Implementation of strong negative sampling requires careful balance of computational efficiency and dynamic update mechanisms. Cache sizes, frequency of cache updates, temperature scaling, and weighting/augmentation hyperparameters are typically tuned via validation. The design must avoid excessive concentration on only the hardest negatives (risking instability or feature collapse) and address the potential for sampling bias or exclusion of informative “medium” negatives.

8. Future Directions

Open challenges and research directions include:

• Dynamic and Hierarchical Sampling Policies: Developing schedule-adaptive, multi-level hardness estimation, or annealing strategies for negative selection.
• Integration with Generative and Adversarial Methods: Combining explicit synthetic negative generation with adversarial or diffusion-based techniques to capture a continuum of hardness (Nguyen et al., 25 Mar 2024).
• False Negative Mitigation: Enhanced modeling of uncertainty and unreliable ground-truth, potentially with explicit out-of-distribution detection.

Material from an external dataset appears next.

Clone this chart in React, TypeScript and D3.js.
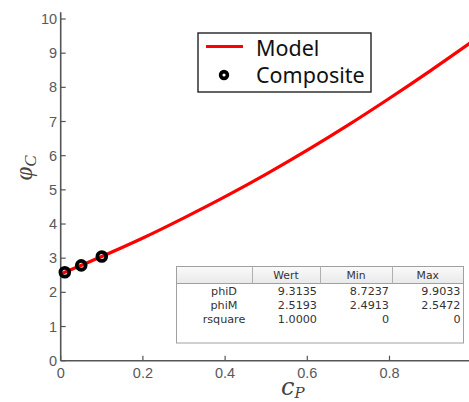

• Scaling and Efficiency: Ultra-fast, input-conditional sampling via methods such as LSH-based adaptive selection, or further acceleration of cache update methods (Daghaghi et al., 2020).

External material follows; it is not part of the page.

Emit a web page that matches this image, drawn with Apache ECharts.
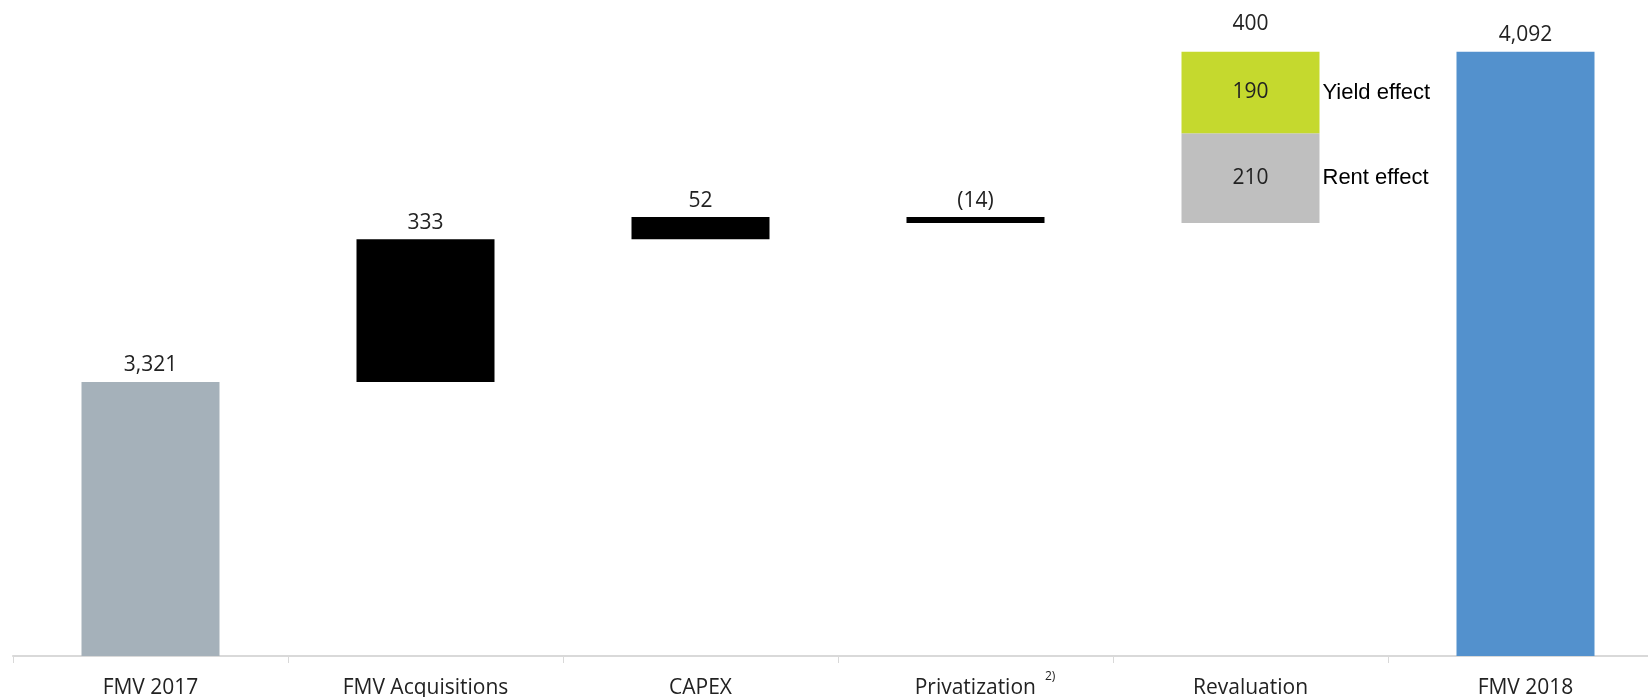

• Deployment in Large-scale, Real-world Systems: Applying strong negative sampling with robust evaluation measures to online retrieval, representation learning, pre-training, and end-to-end task settings.

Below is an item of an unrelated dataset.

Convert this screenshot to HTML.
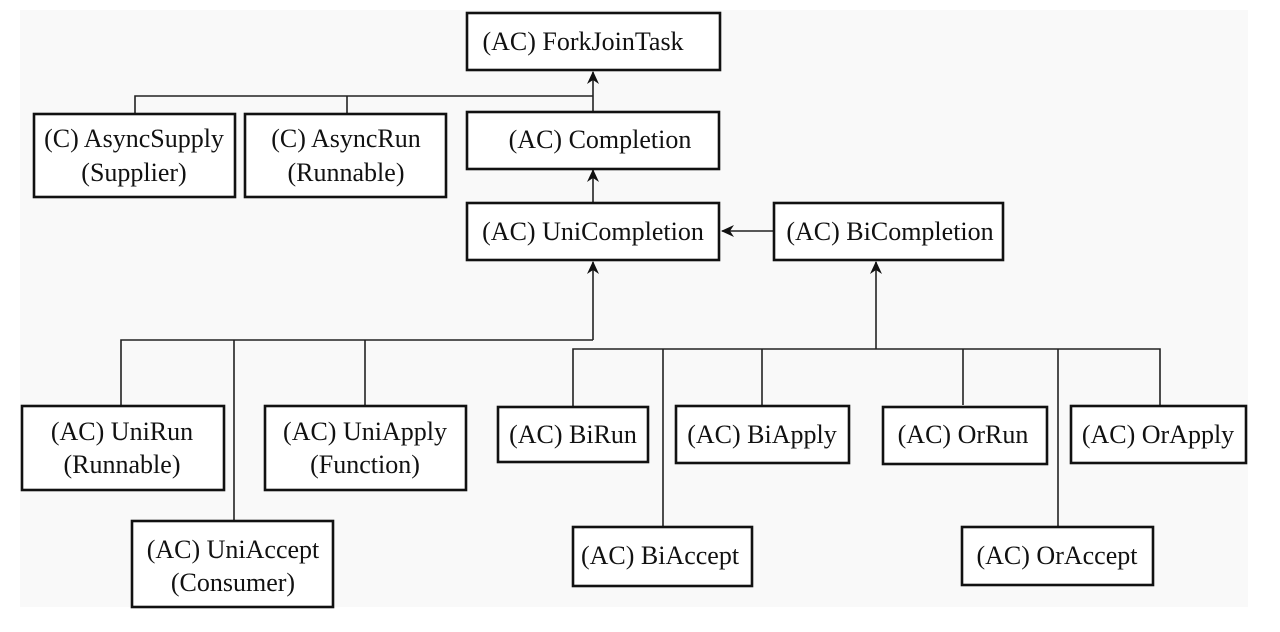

In sum, strong negative sampling encompasses a diverse array of dynamic, adaptive, and principled strategies for constructing highly informative negatives. These methods underpin significant advances in representation learning, structured prediction, and all contrastive, discriminative, or ranking-based neural models. The ongoing development of this paradigm is expected to remain central in both theoretical research and practical system design.